After four weeks of this structure, you’ll know your real distances, you’ll have wind shots in the bag, you’ll understand your divot pattern, and you’ll have built the preshot habit that holds up under pressure. That’s the foundation.
When Your Iron Game Will Actually Show Up
Iron consistency doesn’t show up on calm days at familiar courses. You can fake it there. Your weakness only reveals itself when conditions get hard — wind, unfamiliar courses, tournament pressure, tight pin positions.
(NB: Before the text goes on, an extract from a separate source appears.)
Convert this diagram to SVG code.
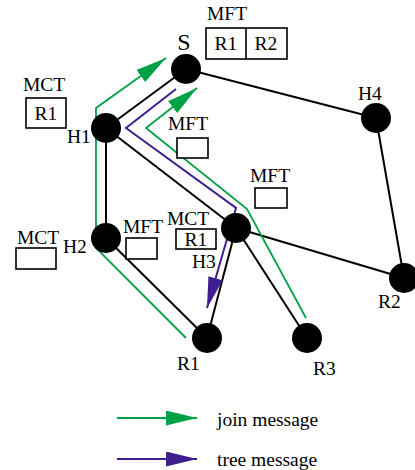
<svg xmlns="http://www.w3.org/2000/svg" width="415" height="470" viewBox="0 0 415 470">
<style>
.edge{stroke:#000;stroke-width:2;fill:none}
.node{fill:#000}
.lbl{font-family:"Liberation Serif",serif;font-size:19.5px;fill:#000}
.big{font-size:24px}
.box{fill:#fff;stroke:#000;stroke-width:1.6}
.join{stroke:#00a046;stroke-width:1.8;fill:none}
.tree{stroke:#3f1f8f;stroke-width:2;fill:none}
</style>
<defs>
<marker id="ag" markerUnits="userSpaceOnUse" markerWidth="32" markerHeight="16" refX="31" refY="7.5" orient="auto"><path d="M0,0 L31,7.5 L0,15 z" fill="#00a046"/></marker>
<marker id="ap" markerUnits="userSpaceOnUse" markerWidth="32" markerHeight="16" refX="31" refY="7.5" orient="auto"><path d="M0,0 L31,7.5 L0,15 z" fill="#3f1f8f"/></marker>
</defs>
<rect width="415" height="470" fill="#fff"/>
<g id="connectors">
<line class="edge" x1="186" y1="69" x2="106" y2="128"/>
<line class="edge" x1="186" y1="69" x2="376" y2="118"/>
<line class="edge" x1="106" y1="128" x2="106" y2="238"/>
<line class="edge" x1="106" y1="128" x2="236" y2="228"/>
<line class="edge" x1="106" y1="238" x2="207" y2="338"/>
<line class="edge" x1="236" y1="228" x2="207" y2="338"/>
<line class="edge" x1="236" y1="228" x2="307" y2="338"/>
<line class="edge" x1="236" y1="228" x2="404" y2="278"/>
<line class="edge" x1="376" y1="118" x2="404" y2="278"/>
<polyline class="join" points="186,338 96,248 96,108 166,58" marker-end="url(#ag)"/>
<polyline class="join" points="306,318 247,209 146,128 197,88" marker-end="url(#ag)"/>
<polyline class="tree" points="176,89 126,128 236,208 207,308" marker-end="url(#ap)"/>
</g>
<g id="S"><circle class="node" cx="186" cy="69" r="15"/><text class="lbl big" x="184" y="50" text-anchor="middle">S</text></g>
<g id="S-MFT"><text class="lbl" x="207" y="20">MFT</text><rect class="box" x="206" y="28" width="81" height="31"/><line x1="246" y1="28" x2="246" y2="59" stroke="#000" stroke-width="1.6"/><text class="lbl" x="226" y="50" text-anchor="middle">R1</text><text class="lbl" x="266" y="50" text-anchor="middle">R2</text></g>
<g id="H1"><circle class="node" cx="106" cy="128" r="15"/><text class="lbl" x="67" y="143">H1</text></g>
<g id="H1-MCT"><text class="lbl" x="23" y="91">MCT</text><rect class="box" x="26" y="98" width="40" height="30"/><text class="lbl" x="46" y="120" text-anchor="middle">R1</text></g>
<g id="H1-MFT"><text class="lbl" x="168" y="130">MFT</text><rect class="box" x="177" y="138" width="31" height="20"/></g>
<g id="H2"><circle class="node" cx="106" cy="238" r="15"/><text class="lbl" x="63" y="253">H2</text></g>
<g id="H2-MCT"><text class="lbl" x="17" y="244">MCT</text><rect class="box" x="16" y="248" width="40" height="21"/></g>
<g id="H2-MFT"><text class="lbl" x="123" y="233">MFT</text><rect class="box" x="126" y="238" width="31" height="21"/></g>
<g id="H3"><circle class="node" cx="236" cy="228" r="15"/><text class="lbl" x="192" y="268">H3</text></g>
<g id="H3-MCT"><text class="lbl" x="167" y="225">MCT</text><rect class="box" x="176" y="229" width="40" height="20"/><text class="lbl" x="196" y="246" text-anchor="middle">R1</text></g>
<g id="H3-MFT"><text class="lbl" x="250" y="182">MFT</text><rect class="box" x="255" y="188" width="32" height="20"/></g>
<g id="H4"><circle class="node" cx="376" cy="118" r="15"/><text class="lbl" x="358" y="100">H4</text></g>
<g id="R1"><circle class="node" cx="207" cy="338" r="15"/><text class="lbl" x="177" y="370">R1</text></g>
<g id="R2"><circle class="node" cx="404" cy="278" r="15"/><text class="lbl" x="378" y="308">R2</text></g>
<g id="R3"><circle class="node" cx="307" cy="338" r="15"/><text class="lbl" x="313" y="375">R3</text></g>
<g id="legend">
<line class="join" x1="117" y1="418" x2="197" y2="418" marker-end="url(#ag)"/>
<text class="lbl" x="217" y="426">join message</text>
<line class="tree" x1="117" y1="459" x2="197" y2="459" marker-end="url(#ap)"/>
<text class="lbl" x="217" y="466">tree message</text>
</g>
</svg>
That’s exactly what happened to me at Paiute Wolf in Vegas. 35 mph wind on a Pete Dye course I’d never played. My driving was elite — 77% fairways, 270+ yard drives into the wind. But when I had the second shot, the iron game weakness showed up immediately. 33% greens in regulation. Three holes worth of doubles and a quad. A 93 in conditions where my actual game shoots 78.
Two days later on shorter, calmer courses, I shot 74-74-75 in tournament play. Same golfer. Same irons. Different conditions. The lesson: scoring lower after 50 isn’t about playing well in good conditions. Anyone can do that. It’s about your bad days being a 78 instead of a 93.
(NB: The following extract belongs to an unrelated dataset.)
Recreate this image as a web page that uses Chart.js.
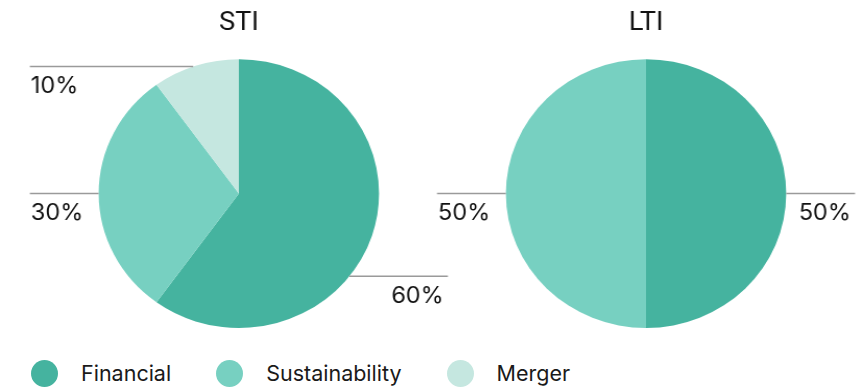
<!DOCTYPE html>
<html>
<head>
<meta charset="utf-8">
<script src="https://cdn.jsdelivr.net/npm/chart.js@4/dist/chart.umd.min.js"></script>
<style>
  body { margin: 0; background: #fff; width: 865px; height: 391px; position: relative; overflow: hidden; }
  .pie { position: absolute; top: 0; transform: scaleX(1.043); transform-origin: 0 0; }
  #sti { left: 0; }
  #lti { left: 426.5px; }
  #legend { position: absolute; left: 31px; top: 359px; height: 28px; display: flex; align-items: center;
    font-family: Inter, "Noto Sans", sans-serif; font-size: 21.5px; color: #1a1a1a; }
  #legend .item { display: flex; align-items: center; margin-right: 45px; }
  #legend .dot { width: 27px; height: 27px; border-radius: 50%; margin-right: 23px; }
</style>
</head>
<body>
<canvas id="sti" class="pie" width="458" height="340"></canvas>
<canvas id="lti" class="pie" width="420" height="340"></canvas>
<div id="legend"></div>
<script>
const categories = ['Financial', 'Sustainability', 'Merger'];
const colors = ['#45b39f', '#77d0c1', '#c5e7e0'];
const stiValues = [60, 30, 10];
const ltiValues = [50, 50, 0];

// leader lines: angle on the circle (deg clockwise from top) and side
const leaderPlugin = {
  id: 'leaders',
  afterDatasetsDraw(chart, args, opts) {
    const ctx = chart.ctx;
    const arc = chart.getDatasetMeta(0).data[0];
    const cx = arc.x, cy = arc.y, r = arc.outerRadius;
    const values = chart.data.datasets[0].data;
    ctx.save();
    opts.leaders.forEach((l, i) => {
      if (l == null || !values[i]) return;
      const a = l.angle * Math.PI / 180;
      const py = cy - r * Math.cos(a);
      const px = cx + r * Math.sin(a);
      const ox = l.side === 'left' ? cx - r - 66 : cx + r + 66;
      ctx.strokeStyle = '#9a9a9a';
      ctx.lineWidth = 1.5;
      ctx.beginPath();
      ctx.moveTo(ox, py);
      ctx.lineTo(px, py);
      ctx.stroke();
      ctx.fillStyle = '#111';
      ctx.font = '22.5px Inter, "Noto Sans", sans-serif';
      ctx.textBaseline = 'alphabetic';
      ctx.textAlign = l.side === 'left' ? 'left' : 'right';
      const tx = l.side === 'left' ? ox + 1 : ox - 4;
      ctx.fillText(values[i] + '%', tx, py + 26.5);
    });
    ctx.restore();
  }
};

function makePie(id, title, values, leaders) {
  return new Chart(document.getElementById(id), {
    type: 'pie',
    data: {
      labels: categories,
      datasets: [{
        data: values,
        backgroundColor: colors,
        borderWidth: 0
      }]
    },
    options: {
      responsive: false,
      animation: false,
      layout: { padding: { top: 0, bottom: 12, left: 0, right: 0 } },
      plugins: {
        legend: { display: false },
        tooltip: { enabled: false },
        title: {
          display: true,
          text: title,
          color: '#111',
          font: { family: 'Roboto', size: 26, weight: 'normal' },
          padding: { top: 8, bottom: 20 }
        },
        leaders: { leaders: leaders }
      }
    },
    plugins: [leaderPlugin]
  });
}

makePie('sti', 'STI', stiValues, [
  { angle: 128, side: 'right' },
  { angle: 270, side: 'left' },
  { angle: 341, side: 'left' }
]);
makePie('lti', 'LTI', ltiValues, [
  { angle: 90, side: 'right' },
  { angle: 270, side: 'left' },
  null
]);

const legend = document.getElementById('legend');
categories.forEach((c, i) => {
  const item = document.createElement('div');
  item.className = 'item';
  item.innerHTML = '<span class="dot" style="background:' + colors[i] + '"></span><span>' + c + '</span>';
  legend.appendChild(item);
});
</script>
</body>
</html>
The work outlined above — distance control, wind shots, divot patterns, preshot routine, dedicated weekly practice — is what closes that gap. Not theory. Real reps that prepare you for the day the wind blows on a course you’ve never played before.
The Bottom Line on How to Hit Irons Better After 50
If you want to hit irons better, the fundamentals are simple but the discipline isn’t:
- One dedicated iron-only range session per week, every week.
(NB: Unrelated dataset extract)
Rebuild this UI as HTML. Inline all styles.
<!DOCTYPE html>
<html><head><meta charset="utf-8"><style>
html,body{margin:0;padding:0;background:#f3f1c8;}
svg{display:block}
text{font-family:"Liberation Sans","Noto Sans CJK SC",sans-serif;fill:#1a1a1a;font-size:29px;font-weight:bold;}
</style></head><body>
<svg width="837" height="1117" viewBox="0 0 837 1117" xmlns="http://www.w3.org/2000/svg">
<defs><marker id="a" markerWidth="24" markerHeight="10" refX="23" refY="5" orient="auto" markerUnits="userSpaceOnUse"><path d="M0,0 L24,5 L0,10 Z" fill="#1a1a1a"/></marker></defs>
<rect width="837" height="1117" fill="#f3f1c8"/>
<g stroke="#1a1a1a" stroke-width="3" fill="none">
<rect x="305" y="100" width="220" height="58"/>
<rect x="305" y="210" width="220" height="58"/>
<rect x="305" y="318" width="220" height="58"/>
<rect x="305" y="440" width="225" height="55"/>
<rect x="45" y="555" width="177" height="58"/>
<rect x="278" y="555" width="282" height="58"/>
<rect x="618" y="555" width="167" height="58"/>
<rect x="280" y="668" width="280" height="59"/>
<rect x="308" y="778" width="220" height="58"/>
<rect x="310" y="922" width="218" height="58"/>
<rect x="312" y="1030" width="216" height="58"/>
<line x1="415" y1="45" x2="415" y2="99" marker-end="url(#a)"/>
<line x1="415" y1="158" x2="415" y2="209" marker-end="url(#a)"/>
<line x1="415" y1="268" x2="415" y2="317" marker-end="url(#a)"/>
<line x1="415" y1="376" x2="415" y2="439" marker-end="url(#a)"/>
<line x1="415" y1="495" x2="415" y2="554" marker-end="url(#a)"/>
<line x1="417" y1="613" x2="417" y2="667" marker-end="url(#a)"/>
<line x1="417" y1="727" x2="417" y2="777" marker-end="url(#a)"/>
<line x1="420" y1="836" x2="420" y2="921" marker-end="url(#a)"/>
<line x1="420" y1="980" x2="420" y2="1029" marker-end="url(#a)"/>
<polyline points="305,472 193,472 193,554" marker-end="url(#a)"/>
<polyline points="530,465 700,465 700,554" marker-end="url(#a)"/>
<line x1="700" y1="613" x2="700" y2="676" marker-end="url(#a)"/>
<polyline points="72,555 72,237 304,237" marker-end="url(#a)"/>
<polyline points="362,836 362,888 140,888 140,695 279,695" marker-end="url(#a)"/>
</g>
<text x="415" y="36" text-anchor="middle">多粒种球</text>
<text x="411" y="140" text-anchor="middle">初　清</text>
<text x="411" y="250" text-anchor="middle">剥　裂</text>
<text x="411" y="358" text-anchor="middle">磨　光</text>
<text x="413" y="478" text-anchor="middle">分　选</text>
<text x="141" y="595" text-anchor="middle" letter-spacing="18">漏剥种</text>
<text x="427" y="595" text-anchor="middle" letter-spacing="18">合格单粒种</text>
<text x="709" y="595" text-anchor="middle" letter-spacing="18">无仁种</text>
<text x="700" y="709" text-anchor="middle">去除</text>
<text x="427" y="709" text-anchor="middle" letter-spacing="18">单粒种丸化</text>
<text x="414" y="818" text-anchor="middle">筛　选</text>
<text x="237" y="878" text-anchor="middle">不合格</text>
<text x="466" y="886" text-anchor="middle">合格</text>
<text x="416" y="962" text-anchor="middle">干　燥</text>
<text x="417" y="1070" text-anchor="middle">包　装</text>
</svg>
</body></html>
- Know your full, three-quarter, and half-swing distance for every iron.
- Build at least two real wind shots — knock-down and punch.
- Read your divot patterns honestly. They tell you what your swing is actually doing.
- Run a full preshot routine on every shot, every time. No exceptions.
None of this is glamorous. None of it gets posted on Instagram. It won’t add 20 yards or trend on TikTok. But this is genuinely how to hit irons better after 50 — the work that turns iron play from your weakness into your strength, and that’s where lower scores come from when you’re past 50.